───── Data lines ─────

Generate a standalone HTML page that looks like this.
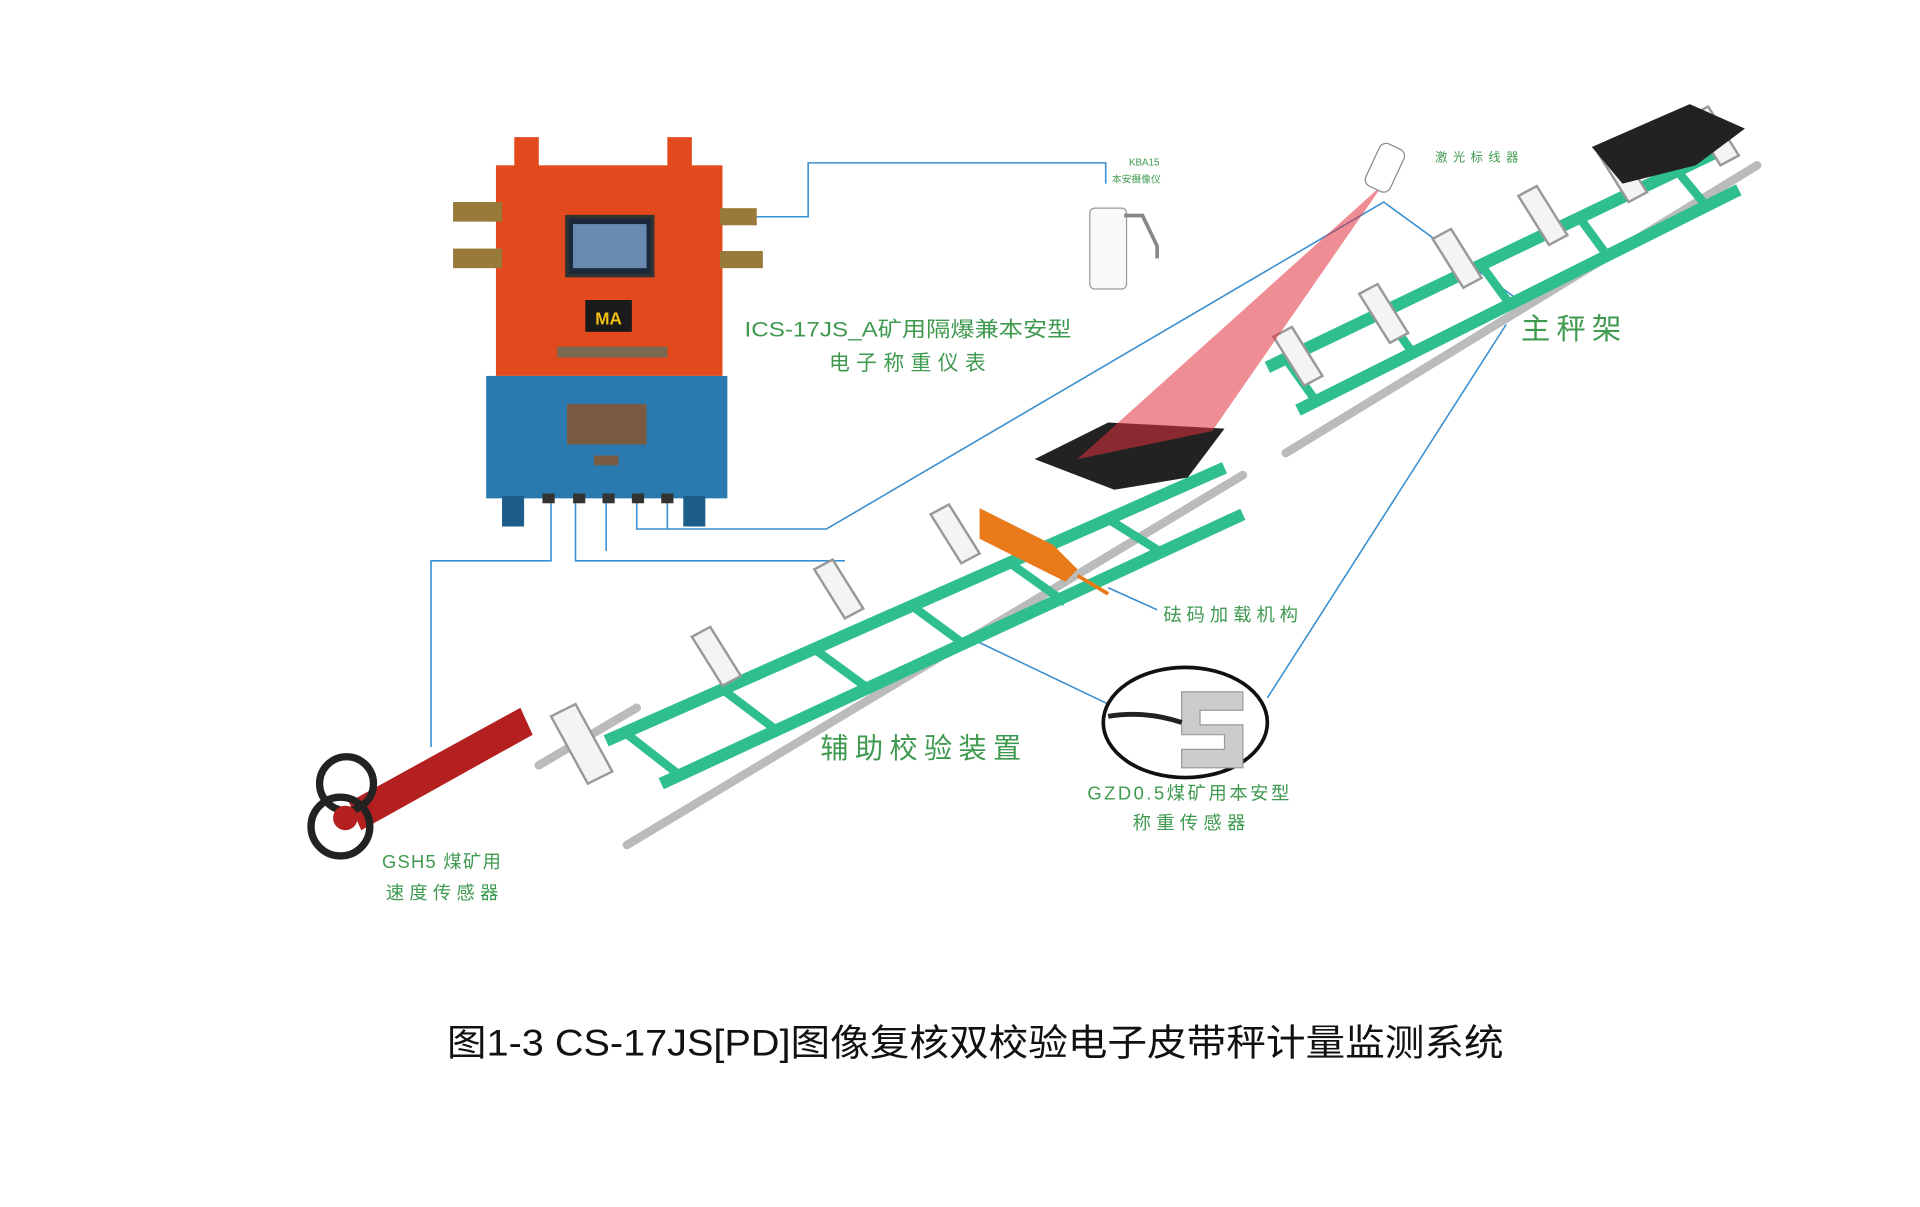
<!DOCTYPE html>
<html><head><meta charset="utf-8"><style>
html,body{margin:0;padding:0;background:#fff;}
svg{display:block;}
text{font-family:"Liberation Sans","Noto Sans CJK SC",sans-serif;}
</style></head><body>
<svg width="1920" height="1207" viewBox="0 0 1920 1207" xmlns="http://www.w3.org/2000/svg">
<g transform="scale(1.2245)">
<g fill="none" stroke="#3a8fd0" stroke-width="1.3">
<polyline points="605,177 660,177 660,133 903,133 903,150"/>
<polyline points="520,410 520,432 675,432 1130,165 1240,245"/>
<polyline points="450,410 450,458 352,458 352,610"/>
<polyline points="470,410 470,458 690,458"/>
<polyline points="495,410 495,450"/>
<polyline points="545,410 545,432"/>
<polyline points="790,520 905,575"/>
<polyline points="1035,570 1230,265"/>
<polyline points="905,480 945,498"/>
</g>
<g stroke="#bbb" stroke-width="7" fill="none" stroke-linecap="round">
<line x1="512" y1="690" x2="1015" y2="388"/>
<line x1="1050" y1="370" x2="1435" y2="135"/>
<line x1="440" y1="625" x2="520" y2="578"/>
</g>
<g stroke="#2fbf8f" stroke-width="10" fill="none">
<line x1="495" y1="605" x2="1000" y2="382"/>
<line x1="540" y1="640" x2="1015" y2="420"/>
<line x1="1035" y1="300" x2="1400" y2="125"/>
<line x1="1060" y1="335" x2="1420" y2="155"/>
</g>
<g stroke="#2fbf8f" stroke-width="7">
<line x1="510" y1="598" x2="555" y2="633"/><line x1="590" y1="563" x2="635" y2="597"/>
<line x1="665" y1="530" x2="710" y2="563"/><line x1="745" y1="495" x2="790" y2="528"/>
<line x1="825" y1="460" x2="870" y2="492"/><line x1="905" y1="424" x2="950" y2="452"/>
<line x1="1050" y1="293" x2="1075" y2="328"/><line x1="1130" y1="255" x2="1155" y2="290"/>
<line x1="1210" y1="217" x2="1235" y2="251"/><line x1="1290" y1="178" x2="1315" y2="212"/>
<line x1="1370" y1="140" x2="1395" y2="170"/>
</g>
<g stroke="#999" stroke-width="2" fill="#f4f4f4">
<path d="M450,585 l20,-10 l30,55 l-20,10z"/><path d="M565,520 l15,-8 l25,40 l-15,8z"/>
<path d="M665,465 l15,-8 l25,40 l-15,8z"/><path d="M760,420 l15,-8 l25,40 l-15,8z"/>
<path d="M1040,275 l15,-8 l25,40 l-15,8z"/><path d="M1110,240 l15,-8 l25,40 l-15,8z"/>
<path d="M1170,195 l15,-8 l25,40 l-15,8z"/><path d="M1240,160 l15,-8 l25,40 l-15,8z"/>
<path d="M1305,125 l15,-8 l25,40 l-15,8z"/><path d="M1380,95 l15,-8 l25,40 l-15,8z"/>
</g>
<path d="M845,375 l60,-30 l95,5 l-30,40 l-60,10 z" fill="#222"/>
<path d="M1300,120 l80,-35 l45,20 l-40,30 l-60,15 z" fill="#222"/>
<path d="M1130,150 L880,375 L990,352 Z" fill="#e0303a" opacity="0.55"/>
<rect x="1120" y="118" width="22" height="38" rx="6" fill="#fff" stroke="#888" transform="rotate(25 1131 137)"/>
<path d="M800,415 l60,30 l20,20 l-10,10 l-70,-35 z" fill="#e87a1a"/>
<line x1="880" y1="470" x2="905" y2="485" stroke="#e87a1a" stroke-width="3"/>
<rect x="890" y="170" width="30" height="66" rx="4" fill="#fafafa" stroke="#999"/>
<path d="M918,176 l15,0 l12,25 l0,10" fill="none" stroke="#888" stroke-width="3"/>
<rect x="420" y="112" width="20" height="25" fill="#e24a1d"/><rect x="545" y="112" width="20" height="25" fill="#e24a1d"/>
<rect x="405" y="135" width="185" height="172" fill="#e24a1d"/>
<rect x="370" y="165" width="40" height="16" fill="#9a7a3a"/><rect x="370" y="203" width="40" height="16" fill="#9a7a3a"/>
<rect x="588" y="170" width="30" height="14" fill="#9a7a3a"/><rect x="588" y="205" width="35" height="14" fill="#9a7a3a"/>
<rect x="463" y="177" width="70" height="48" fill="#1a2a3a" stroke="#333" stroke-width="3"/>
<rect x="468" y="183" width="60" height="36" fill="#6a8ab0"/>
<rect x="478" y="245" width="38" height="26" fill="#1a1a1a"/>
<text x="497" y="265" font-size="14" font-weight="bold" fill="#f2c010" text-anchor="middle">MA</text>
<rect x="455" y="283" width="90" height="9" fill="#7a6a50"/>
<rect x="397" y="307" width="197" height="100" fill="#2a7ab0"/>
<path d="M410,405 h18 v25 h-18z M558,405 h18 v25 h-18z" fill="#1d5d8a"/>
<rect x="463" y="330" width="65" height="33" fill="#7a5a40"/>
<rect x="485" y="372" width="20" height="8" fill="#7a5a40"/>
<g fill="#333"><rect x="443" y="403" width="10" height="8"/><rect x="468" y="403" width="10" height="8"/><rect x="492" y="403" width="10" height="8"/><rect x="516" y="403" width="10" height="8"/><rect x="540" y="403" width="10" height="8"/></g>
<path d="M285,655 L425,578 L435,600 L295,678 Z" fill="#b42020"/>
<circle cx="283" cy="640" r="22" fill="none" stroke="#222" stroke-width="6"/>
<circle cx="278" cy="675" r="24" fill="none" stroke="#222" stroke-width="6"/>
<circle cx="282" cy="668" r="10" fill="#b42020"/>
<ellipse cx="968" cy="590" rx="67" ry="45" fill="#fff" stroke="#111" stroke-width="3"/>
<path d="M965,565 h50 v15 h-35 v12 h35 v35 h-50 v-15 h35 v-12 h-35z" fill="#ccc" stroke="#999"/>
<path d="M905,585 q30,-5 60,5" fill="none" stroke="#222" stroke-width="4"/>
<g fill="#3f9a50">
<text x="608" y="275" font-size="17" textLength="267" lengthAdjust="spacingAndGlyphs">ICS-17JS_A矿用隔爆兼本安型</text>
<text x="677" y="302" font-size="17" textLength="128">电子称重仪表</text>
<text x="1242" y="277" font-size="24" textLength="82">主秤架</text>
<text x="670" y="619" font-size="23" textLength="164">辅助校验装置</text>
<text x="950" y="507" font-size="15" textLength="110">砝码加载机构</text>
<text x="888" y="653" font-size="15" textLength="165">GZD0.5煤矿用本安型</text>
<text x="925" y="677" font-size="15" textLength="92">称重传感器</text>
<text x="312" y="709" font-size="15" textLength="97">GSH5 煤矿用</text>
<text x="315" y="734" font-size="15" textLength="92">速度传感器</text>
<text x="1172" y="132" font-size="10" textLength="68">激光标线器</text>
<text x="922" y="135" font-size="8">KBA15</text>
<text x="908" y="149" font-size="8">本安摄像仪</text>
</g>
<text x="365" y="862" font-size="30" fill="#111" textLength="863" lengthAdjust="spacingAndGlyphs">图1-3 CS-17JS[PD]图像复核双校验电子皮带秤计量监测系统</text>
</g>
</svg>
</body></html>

─────

What is expected = Write out each line again precisely as it appears, skipping every picture.

Finished answer =
Generate a standalone HTML page that looks like this.
<!DOCTYPE html>
<html><head><meta charset="utf-8"><style>
html,body{margin:0;padding:0;background:#fff;}
svg{display:block;}
text{font-family:"Liberation Sans","Noto Sans CJK SC",sans-serif;}
</style></head><body>
<svg width="1920" height="1207" viewBox="0 0 1920 1207" xmlns="http://www.w3.org/2000/svg">
<g transform="scale(1.2245)">
<g fill="none" stroke="#3a8fd0" stroke-width="1.3">
<polyline points="605,177 660,177 660,133 903,133 903,150"/>
<polyline points="520,410 520,432 675,432 1130,165 1240,245"/>
<polyline points="450,410 450,458 352,458 352,610"/>
<polyline points="470,410 470,458 690,458"/>
<polyline points="495,410 495,450"/>
<polyline points="545,410 545,432"/>
<polyline points="790,520 905,575"/>
<polyline points="1035,570 1230,265"/>
<polyline points="905,480 945,498"/>
</g>
<g stroke="#bbb" stroke-width="7" fill="none" stroke-linecap="round">
<line x1="512" y1="690" x2="1015" y2="388"/>
<line x1="1050" y1="370" x2="1435" y2="135"/>
<line x1="440" y1="625" x2="520" y2="578"/>
</g>
<g stroke="#2fbf8f" stroke-width="10" fill="none">
<line x1="495" y1="605" x2="1000" y2="382"/>
<line x1="540" y1="640" x2="1015" y2="420"/>
<line x1="1035" y1="300" x2="1400" y2="125"/>
<line x1="1060" y1="335" x2="1420" y2="155"/>
</g>
<g stroke="#2fbf8f" stroke-width="7">
<line x1="510" y1="598" x2="555" y2="633"/><line x1="590" y1="563" x2="635" y2="597"/>
<line x1="665" y1="530" x2="710" y2="563"/><line x1="745" y1="495" x2="790" y2="528"/>
<line x1="825" y1="460" x2="870" y2="492"/><line x1="905" y1="424" x2="950" y2="452"/>
<line x1="1050" y1="293" x2="1075" y2="328"/><line x1="1130" y1="255" x2="1155" y2="290"/>
<line x1="1210" y1="217" x2="1235" y2="251"/><line x1="1290" y1="178" x2="1315" y2="212"/>
<line x1="1370" y1="140" x2="1395" y2="170"/>
</g>
<g stroke="#999" stroke-width="2" fill="#f4f4f4">
<path d="M450,585 l20,-10 l30,55 l-20,10z"/><path d="M565,520 l15,-8 l25,40 l-15,8z"/>
<path d="M665,465 l15,-8 l25,40 l-15,8z"/><path d="M760,420 l15,-8 l25,40 l-15,8z"/>
<path d="M1040,275 l15,-8 l25,40 l-15,8z"/><path d="M1110,240 l15,-8 l25,40 l-15,8z"/>
<path d="M1170,195 l15,-8 l25,40 l-15,8z"/><path d="M1240,160 l15,-8 l25,40 l-15,8z"/>
<path d="M1305,125 l15,-8 l25,40 l-15,8z"/><path d="M1380,95 l15,-8 l25,40 l-15,8z"/>
</g>
<path d="M845,375 l60,-30 l95,5 l-30,40 l-60,10 z" fill="#222"/>
<path d="M1300,120 l80,-35 l45,20 l-40,30 l-60,15 z" fill="#222"/>
<path d="M1130,150 L880,375 L990,352 Z" fill="#e0303a" opacity="0.55"/>
<rect x="1120" y="118" width="22" height="38" rx="6" fill="#fff" stroke="#888" transform="rotate(25 1131 137)"/>
<path d="M800,415 l60,30 l20,20 l-10,10 l-70,-35 z" fill="#e87a1a"/>
<line x1="880" y1="470" x2="905" y2="485" stroke="#e87a1a" stroke-width="3"/>
<rect x="890" y="170" width="30" height="66" rx="4" fill="#fafafa" stroke="#999"/>
<path d="M918,176 l15,0 l12,25 l0,10" fill="none" stroke="#888" stroke-width="3"/>
<rect x="420" y="112" width="20" height="25" fill="#e24a1d"/><rect x="545" y="112" width="20" height="25" fill="#e24a1d"/>
<rect x="405" y="135" width="185" height="172" fill="#e24a1d"/>
<rect x="370" y="165" width="40" height="16" fill="#9a7a3a"/><rect x="370" y="203" width="40" height="16" fill="#9a7a3a"/>
<rect x="588" y="170" width="30" height="14" fill="#9a7a3a"/><rect x="588" y="205" width="35" height="14" fill="#9a7a3a"/>
<rect x="463" y="177" width="70" height="48" fill="#1a2a3a" stroke="#333" stroke-width="3"/>
<rect x="468" y="183" width="60" height="36" fill="#6a8ab0"/>
<rect x="478" y="245" width="38" height="26" fill="#1a1a1a"/>
<text x="497" y="265" font-size="14" font-weight="bold" fill="#f2c010" text-anchor="middle">MA</text>
<rect x="455" y="283" width="90" height="9" fill="#7a6a50"/>
<rect x="397" y="307" width="197" height="100" fill="#2a7ab0"/>
<path d="M410,405 h18 v25 h-18z M558,405 h18 v25 h-18z" fill="#1d5d8a"/>
<rect x="463" y="330" width="65" height="33" fill="#7a5a40"/>
<rect x="485" y="372" width="20" height="8" fill="#7a5a40"/>
<g fill="#333"><rect x="443" y="403" width="10" height="8"/><rect x="468" y="403" width="10" height="8"/><rect x="492" y="403" width="10" height="8"/><rect x="516" y="403" width="10" height="8"/><rect x="540" y="403" width="10" height="8"/></g>
<path d="M285,655 L425,578 L435,600 L295,678 Z" fill="#b42020"/>
<circle cx="283" cy="640" r="22" fill="none" stroke="#222" stroke-width="6"/>
<circle cx="278" cy="675" r="24" fill="none" stroke="#222" stroke-width="6"/>
<circle cx="282" cy="668" r="10" fill="#b42020"/>
<ellipse cx="968" cy="590" rx="67" ry="45" fill="#fff" stroke="#111" stroke-width="3"/>
<path d="M965,565 h50 v15 h-35 v12 h35 v35 h-50 v-15 h35 v-12 h-35z" fill="#ccc" stroke="#999"/>
<path d="M905,585 q30,-5 60,5" fill="none" stroke="#222" stroke-width="4"/>
<g fill="#3f9a50">
<text x="608" y="275" font-size="17" textLength="267" lengthAdjust="spacingAndGlyphs">ICS-17JS_A矿用隔爆兼本安型</text>
<text x="677" y="302" font-size="17" textLength="128">电子称重仪表</text>
<text x="1242" y="277" font-size="24" textLength="82">主秤架</text>
<text x="670" y="619" font-size="23" textLength="164">辅助校验装置</text>
<text x="950" y="507" font-size="15" textLength="110">砝码加载机构</text>
<text x="888" y="653" font-size="15" textLength="165">GZD0.5煤矿用本安型</text>
<text x="925" y="677" font-size="15" textLength="92">称重传感器</text>
<text x="312" y="709" font-size="15" textLength="97">GSH5 煤矿用</text>
<text x="315" y="734" font-size="15" textLength="92">速度传感器</text>
<text x="1172" y="132" font-size="10" textLength="68">激光标线器</text>
<text x="922" y="135" font-size="8">KBA15</text>
<text x="908" y="149" font-size="8">本安摄像仪</text>
</g>
<text x="365" y="862" font-size="30" fill="#111" textLength="863" lengthAdjust="spacingAndGlyphs">图1-3 CS-17JS[PD]图像复核双校验电子皮带秤计量监测系统</text>
</g>
</svg>
</body></html>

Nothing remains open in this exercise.